§ **Aim of the task**
Leave the pictures out, and output exactly the lines from the one containing "Give me the matplotlib source for this chart." through the one containing "fig.savefig('out.png', dpi=100)".

··· Information provided

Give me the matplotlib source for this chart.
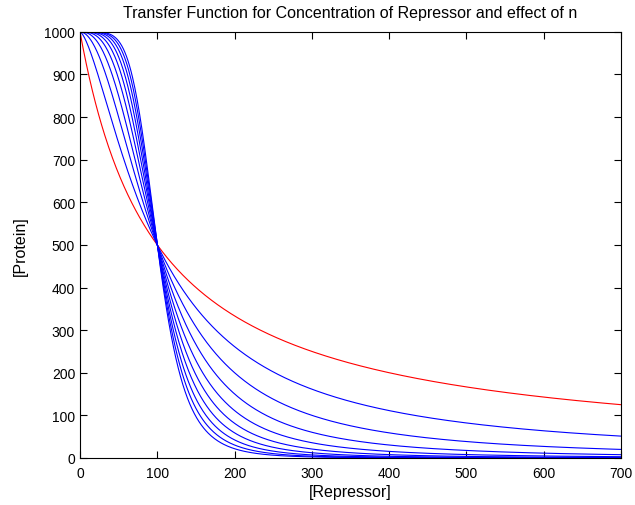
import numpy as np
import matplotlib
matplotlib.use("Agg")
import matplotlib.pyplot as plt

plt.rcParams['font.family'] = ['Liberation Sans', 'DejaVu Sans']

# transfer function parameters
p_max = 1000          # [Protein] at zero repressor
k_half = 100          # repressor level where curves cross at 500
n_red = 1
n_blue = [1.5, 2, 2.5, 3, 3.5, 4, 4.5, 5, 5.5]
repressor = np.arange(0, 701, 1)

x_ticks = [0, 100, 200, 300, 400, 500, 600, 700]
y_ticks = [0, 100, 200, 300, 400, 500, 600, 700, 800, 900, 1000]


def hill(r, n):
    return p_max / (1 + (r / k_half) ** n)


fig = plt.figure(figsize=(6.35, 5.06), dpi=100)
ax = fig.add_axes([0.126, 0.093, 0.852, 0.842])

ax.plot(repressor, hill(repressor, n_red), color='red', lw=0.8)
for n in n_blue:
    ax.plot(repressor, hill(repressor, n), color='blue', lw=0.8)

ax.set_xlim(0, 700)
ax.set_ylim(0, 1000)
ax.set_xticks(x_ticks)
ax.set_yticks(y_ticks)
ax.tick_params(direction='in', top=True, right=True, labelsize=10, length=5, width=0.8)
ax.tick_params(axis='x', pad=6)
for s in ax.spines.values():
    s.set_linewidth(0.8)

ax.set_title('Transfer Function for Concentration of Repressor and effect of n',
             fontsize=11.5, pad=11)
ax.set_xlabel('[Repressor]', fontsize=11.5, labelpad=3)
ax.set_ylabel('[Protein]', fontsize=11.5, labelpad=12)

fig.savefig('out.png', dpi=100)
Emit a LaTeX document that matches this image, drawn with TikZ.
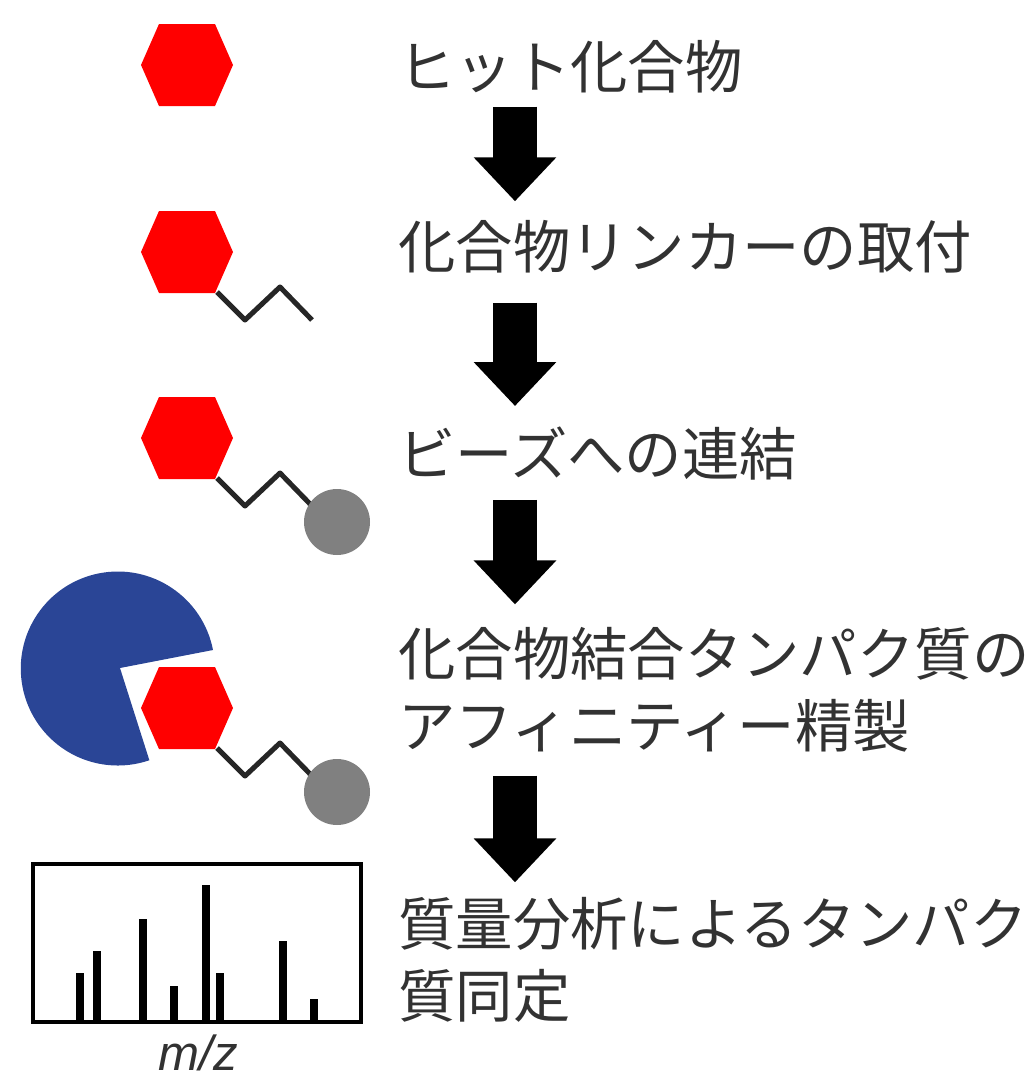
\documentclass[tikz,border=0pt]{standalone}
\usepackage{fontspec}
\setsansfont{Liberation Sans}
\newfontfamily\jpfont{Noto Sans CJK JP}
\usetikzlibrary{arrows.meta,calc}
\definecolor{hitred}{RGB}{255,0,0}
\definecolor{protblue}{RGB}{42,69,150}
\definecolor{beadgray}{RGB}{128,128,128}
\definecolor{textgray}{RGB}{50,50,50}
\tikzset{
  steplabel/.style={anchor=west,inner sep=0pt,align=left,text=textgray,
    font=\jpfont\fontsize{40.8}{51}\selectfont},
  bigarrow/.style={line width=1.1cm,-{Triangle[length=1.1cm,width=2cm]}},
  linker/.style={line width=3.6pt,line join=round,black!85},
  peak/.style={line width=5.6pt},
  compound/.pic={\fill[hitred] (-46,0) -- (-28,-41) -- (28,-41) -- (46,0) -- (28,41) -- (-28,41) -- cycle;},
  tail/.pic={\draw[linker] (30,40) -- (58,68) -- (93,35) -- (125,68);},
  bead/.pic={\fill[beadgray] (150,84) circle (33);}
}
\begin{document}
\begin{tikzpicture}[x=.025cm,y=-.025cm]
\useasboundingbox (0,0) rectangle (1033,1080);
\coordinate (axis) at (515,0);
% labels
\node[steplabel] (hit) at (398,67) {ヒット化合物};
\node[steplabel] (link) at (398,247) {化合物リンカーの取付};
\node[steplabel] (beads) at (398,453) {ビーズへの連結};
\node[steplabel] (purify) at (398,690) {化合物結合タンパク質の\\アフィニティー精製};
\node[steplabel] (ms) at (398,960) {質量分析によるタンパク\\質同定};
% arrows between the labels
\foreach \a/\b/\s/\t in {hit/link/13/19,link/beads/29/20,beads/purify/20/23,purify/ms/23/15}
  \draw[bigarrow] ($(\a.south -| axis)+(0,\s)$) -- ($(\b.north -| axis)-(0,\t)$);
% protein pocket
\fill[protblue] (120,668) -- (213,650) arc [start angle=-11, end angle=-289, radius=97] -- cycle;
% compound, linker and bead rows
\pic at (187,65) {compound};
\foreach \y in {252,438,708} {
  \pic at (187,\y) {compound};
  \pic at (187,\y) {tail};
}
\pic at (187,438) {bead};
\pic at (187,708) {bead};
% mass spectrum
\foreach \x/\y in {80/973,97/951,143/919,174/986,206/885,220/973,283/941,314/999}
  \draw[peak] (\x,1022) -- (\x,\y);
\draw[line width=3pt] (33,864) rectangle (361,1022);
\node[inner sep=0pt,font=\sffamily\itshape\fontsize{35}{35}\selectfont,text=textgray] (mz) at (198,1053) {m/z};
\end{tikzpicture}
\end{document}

······
··· Information provided

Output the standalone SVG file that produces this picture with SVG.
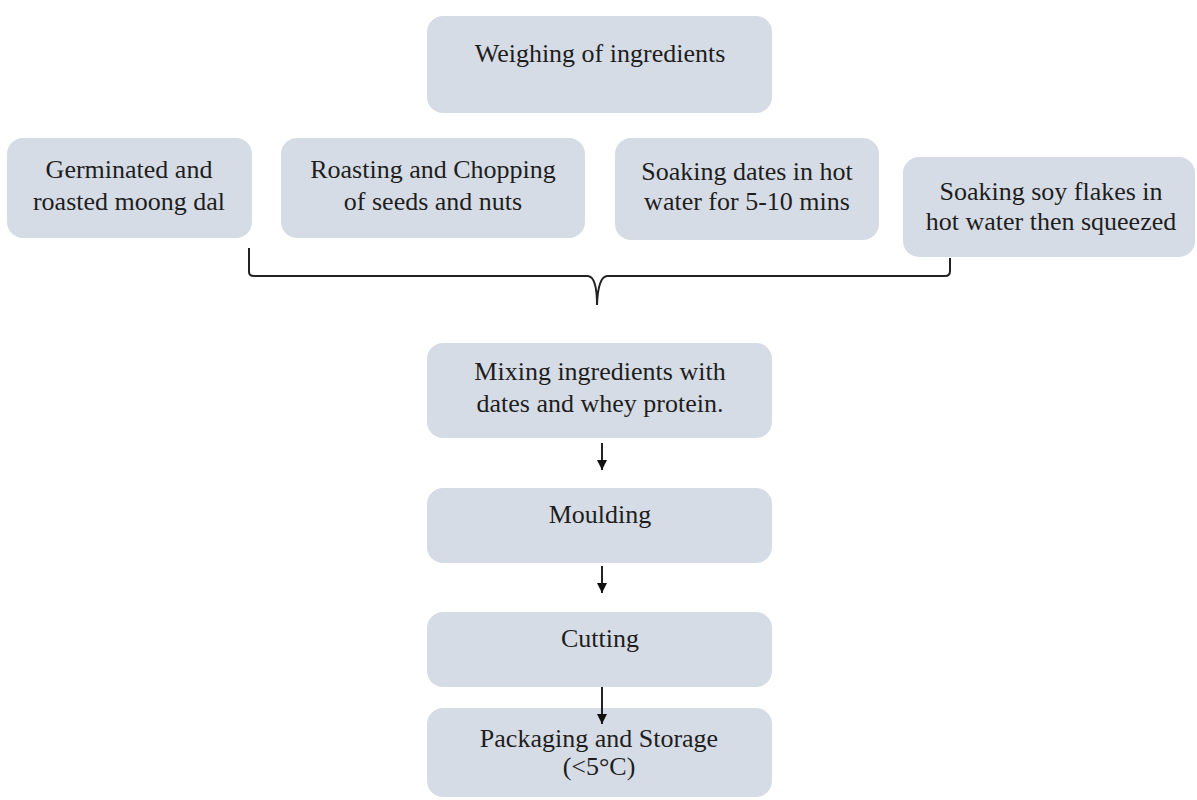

······
··· Information provided

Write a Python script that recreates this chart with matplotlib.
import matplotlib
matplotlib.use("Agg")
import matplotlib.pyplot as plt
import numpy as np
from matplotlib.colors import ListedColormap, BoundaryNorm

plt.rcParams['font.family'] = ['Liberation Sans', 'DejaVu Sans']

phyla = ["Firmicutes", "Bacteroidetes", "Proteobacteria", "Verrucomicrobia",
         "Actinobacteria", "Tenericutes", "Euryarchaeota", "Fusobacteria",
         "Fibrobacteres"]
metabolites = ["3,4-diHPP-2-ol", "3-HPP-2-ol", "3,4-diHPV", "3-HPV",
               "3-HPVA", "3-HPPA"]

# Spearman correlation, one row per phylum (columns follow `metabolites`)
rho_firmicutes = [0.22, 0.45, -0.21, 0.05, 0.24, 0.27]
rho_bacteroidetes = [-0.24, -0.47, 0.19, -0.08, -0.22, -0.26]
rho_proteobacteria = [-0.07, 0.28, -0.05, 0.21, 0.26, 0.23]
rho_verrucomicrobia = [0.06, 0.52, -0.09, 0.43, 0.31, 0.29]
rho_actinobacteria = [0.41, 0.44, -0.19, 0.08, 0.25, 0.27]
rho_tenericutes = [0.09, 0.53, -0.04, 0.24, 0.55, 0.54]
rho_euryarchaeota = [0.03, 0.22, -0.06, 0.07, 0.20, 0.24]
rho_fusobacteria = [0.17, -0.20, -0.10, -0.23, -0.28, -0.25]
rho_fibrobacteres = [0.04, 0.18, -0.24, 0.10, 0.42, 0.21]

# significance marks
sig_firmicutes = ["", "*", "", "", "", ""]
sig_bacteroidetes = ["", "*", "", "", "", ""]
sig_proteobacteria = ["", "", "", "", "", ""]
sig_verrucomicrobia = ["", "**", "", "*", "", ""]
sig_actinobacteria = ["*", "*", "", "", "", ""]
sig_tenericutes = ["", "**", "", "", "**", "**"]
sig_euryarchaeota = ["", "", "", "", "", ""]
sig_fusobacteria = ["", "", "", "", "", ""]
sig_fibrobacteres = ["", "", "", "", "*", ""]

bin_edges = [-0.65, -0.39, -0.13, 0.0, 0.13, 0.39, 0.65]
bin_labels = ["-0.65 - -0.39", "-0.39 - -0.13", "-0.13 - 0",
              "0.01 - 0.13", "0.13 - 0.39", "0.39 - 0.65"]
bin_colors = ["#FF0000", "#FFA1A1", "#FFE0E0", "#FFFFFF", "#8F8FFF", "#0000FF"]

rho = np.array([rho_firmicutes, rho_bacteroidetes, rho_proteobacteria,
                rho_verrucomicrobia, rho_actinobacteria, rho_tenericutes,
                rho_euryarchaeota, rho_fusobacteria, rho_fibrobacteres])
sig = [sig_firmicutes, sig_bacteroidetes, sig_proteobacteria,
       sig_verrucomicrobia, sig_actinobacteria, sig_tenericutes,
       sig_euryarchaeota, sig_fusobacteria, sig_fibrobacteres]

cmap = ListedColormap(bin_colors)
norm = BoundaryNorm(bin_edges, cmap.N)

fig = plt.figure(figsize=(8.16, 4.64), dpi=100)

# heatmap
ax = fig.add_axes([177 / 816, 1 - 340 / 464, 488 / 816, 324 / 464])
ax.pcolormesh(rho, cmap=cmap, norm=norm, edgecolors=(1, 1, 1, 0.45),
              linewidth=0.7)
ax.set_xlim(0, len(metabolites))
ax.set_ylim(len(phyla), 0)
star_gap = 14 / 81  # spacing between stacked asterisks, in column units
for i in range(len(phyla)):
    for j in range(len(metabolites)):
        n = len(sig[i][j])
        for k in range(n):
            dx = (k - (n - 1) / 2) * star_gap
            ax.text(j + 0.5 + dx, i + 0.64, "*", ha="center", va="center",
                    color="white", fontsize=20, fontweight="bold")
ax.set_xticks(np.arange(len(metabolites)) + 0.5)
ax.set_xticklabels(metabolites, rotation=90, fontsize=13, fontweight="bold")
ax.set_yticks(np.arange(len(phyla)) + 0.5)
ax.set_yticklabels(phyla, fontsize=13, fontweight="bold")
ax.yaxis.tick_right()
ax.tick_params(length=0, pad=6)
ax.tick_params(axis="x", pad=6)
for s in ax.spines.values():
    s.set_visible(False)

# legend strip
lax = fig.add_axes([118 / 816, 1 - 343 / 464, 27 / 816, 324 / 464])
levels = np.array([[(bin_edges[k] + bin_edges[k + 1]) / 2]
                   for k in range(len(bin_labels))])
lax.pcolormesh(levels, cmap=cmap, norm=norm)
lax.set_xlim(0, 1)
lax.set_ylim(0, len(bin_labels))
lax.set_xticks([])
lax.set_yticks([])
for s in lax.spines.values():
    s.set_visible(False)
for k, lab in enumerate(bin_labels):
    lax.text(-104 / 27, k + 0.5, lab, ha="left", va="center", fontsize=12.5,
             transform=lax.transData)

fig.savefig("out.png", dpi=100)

······

§ **Answer to the task**
Give me the matplotlib source for this chart.
import numpy as np
import matplotlib
matplotlib.use("Agg")
import matplotlib.pyplot as plt

plt.rcParams['font.family'] = ['Liberation Sans', 'DejaVu Sans']

# transfer function parameters
p_max = 1000          # [Protein] at zero repressor
k_half = 100          # repressor level where curves cross at 500
n_red = 1
n_blue = [1.5, 2, 2.5, 3, 3.5, 4, 4.5, 5, 5.5]
repressor = np.arange(0, 701, 1)

x_ticks = [0, 100, 200, 300, 400, 500, 600, 700]
y_ticks = [0, 100, 200, 300, 400, 500, 600, 700, 800, 900, 1000]


def hill(r, n):
    return p_max / (1 + (r / k_half) ** n)


fig = plt.figure(figsize=(6.35, 5.06), dpi=100)
ax = fig.add_axes([0.126, 0.093, 0.852, 0.842])

ax.plot(repressor, hill(repressor, n_red), color='red', lw=0.8)
for n in n_blue:
    ax.plot(repressor, hill(repressor, n), color='blue', lw=0.8)

ax.set_xlim(0, 700)
ax.set_ylim(0, 1000)
ax.set_xticks(x_ticks)
ax.set_yticks(y_ticks)
ax.tick_params(direction='in', top=True, right=True, labelsize=10, length=5, width=0.8)
ax.tick_params(axis='x', pad=6)
for s in ax.spines.values():
    s.set_linewidth(0.8)

ax.set_title('Transfer Function for Concentration of Repressor and effect of n',
             fontsize=11.5, pad=11)
ax.set_xlabel('[Repressor]', fontsize=11.5, labelpad=3)
ax.set_ylabel('[Protein]', fontsize=11.5, labelpad=12)

fig.savefig('out.png', dpi=100)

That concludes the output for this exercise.